**EXERCISE DIRECTIONS:** Each line from the beginning of the data below through the line containing "Sans', 'Noto Sans" should be repeated exactly, please.

-- BEGIN DATA TO USE --

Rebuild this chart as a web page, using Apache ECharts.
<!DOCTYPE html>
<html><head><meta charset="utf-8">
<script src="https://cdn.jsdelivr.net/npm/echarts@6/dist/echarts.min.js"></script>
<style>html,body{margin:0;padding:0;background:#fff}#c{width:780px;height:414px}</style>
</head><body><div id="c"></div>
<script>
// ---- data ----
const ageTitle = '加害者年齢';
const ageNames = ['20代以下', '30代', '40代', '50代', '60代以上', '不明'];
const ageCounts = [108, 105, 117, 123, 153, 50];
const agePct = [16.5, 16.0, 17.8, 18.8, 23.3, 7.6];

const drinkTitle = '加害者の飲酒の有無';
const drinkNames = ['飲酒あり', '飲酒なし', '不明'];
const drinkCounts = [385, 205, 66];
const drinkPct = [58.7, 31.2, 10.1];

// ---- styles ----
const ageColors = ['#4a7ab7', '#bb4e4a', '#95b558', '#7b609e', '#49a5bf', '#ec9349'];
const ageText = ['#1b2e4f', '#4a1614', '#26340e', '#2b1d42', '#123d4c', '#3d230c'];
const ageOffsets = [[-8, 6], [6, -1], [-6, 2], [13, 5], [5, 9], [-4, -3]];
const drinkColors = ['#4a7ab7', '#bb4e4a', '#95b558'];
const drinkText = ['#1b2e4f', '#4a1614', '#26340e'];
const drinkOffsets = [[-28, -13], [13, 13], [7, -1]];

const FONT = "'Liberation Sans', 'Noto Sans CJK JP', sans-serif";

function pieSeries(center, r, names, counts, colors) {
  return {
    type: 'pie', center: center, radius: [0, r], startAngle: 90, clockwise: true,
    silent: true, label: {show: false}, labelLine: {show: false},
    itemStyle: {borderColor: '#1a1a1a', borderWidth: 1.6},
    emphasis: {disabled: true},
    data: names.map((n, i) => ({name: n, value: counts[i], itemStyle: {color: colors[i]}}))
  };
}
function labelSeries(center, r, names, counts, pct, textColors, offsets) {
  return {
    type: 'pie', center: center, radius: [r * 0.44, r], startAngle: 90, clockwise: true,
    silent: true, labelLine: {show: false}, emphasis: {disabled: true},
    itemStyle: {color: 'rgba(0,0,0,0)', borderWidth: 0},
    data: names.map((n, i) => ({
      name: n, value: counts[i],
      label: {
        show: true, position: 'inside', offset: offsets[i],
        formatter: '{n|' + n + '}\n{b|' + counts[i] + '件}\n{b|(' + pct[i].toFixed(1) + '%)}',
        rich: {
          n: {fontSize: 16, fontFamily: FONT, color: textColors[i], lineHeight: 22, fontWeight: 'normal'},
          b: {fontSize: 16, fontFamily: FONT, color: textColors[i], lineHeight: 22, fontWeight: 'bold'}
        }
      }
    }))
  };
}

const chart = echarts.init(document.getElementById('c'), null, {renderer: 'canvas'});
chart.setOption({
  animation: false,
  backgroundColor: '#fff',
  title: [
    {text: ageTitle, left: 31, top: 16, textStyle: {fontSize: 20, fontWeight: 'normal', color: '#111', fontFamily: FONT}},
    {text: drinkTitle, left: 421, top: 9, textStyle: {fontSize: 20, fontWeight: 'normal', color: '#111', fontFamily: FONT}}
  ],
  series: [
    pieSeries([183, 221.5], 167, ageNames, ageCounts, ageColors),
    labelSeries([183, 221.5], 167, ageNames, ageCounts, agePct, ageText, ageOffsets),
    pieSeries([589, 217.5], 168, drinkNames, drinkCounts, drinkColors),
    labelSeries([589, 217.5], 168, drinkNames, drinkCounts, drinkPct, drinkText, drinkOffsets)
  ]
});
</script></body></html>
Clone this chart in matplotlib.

-- END DATA TO USE --

**EXERCISE OUTPUT:**
Rebuild this chart as a web page, using Apache ECharts.
<!DOCTYPE html>
<html><head><meta charset="utf-8">
<script src="https://cdn.jsdelivr.net/npm/echarts@6/dist/echarts.min.js"></script>
<style>html,body{margin:0;padding:0;background:#fff}#c{width:780px;height:414px}</style>
</head><body><div id="c"></div>
<script>
// ---- data ----
const ageTitle = '加害者年齢';
const ageNames = ['20代以下', '30代', '40代', '50代', '60代以上', '不明'];
const ageCounts = [108, 105, 117, 123, 153, 50];
const agePct = [16.5, 16.0, 17.8, 18.8, 23.3, 7.6];

const drinkTitle = '加害者の飲酒の有無';
const drinkNames = ['飲酒あり', '飲酒なし', '不明'];
const drinkCounts = [385, 205, 66];
const drinkPct = [58.7, 31.2, 10.1];

// ---- styles ----
const ageColors = ['#4a7ab7', '#bb4e4a', '#95b558', '#7b609e', '#49a5bf', '#ec9349'];
const ageText = ['#1b2e4f', '#4a1614', '#26340e', '#2b1d42', '#123d4c', '#3d230c'];
const ageOffsets = [[-8, 6], [6, -1], [-6, 2], [13, 5], [5, 9], [-4, -3]];
const drinkColors = ['#4a7ab7', '#bb4e4a', '#95b558'];
const drinkText = ['#1b2e4f', '#4a1614', '#26340e'];
const drinkOffsets = [[-28, -13], [13, 13], [7, -1]];

const FONT = "'Liberation Sans', 'Noto Sans CJK JP', sans-serif";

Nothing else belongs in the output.